NFTs reportedly under SEC radar

The report claimed that the SEC enforcement unit has sent subpoenas asking for more information on certain NFT offerings. This is part of its quest to find out whether “certain nonfungible tokens… are being utilized to raise money like traditional securities.”

“Over the past several months, attorneys in the SEC’s enforcement unit have sent subpoenas demanding information about the token offerings.”

The inquiry appears to focus mostly on the use of fractional NFTs. With the space’s growth, fractional NFTs have become very common as it allows retail investors to purchase a stake in high-value tokens.

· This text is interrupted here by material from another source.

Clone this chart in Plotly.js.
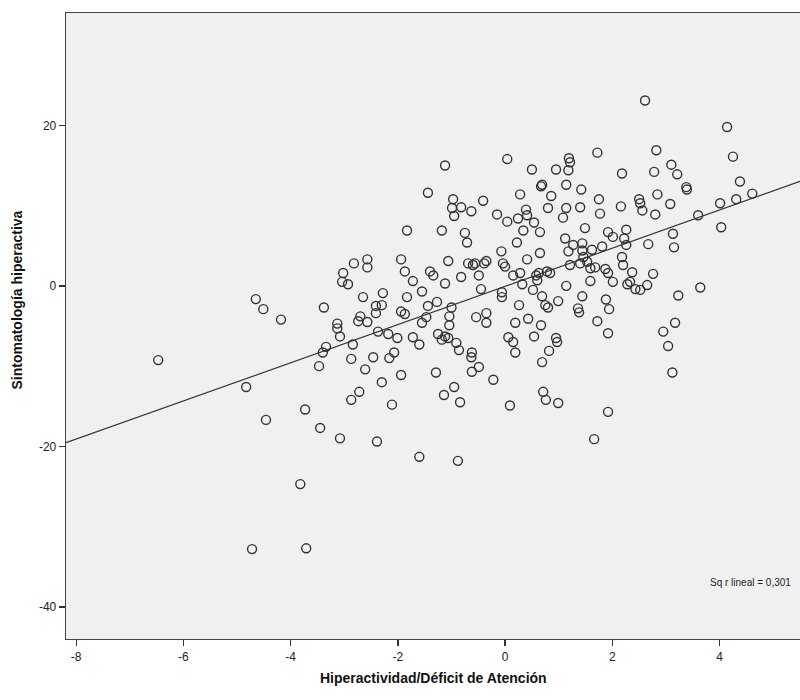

The SEC appears to consider such a practice to be selling unregistered securities. 

As far back as 2021, SEC commissioner Hester Peirce warned NFT issuers to be careful when selling fractional NFTs as this could amount to creating an investment product.

SEC’s litany of crypto regulatory skirmishes

With the SEC spotlight now on NFTs, it joins the list of crypto products that the watchdog has under its regulatory scrutiny. The commission under Gary Gensler has already investigated crypto lending products, many of which it considers to be security.

Last year, it got into a public dispute with Coinbase after the crypto exchange announced issuing a crypto lending product. SEC’s threat of legal action against the company was enough for it to shelve its plans.

Recently, it also fined BlockFi $100 million for its failure to list its high yield lending products as securities. The controversy on what amounts to security in the crypto l continues.

XRP parent company Ripple Labs has also been embroiled in a legal tussle over selling unregistered securities since 2020.

With this new clampdown on NFTs, marketplaces such as Fractional.art and Niftex may be found wanting. The platforms sell fractionalized NFTs of high-value tokens such as the original Doge NFT and Zombie CryptoPunk.

However, fractionalized NFTs only represent the overall evolution of the NFT space. The sector has been one of the fastest-growing crypto niches and continues to see record trades even during the bear market.

In addition, we recently reported that it accounted for most transfers on the Ethereum network in recent months.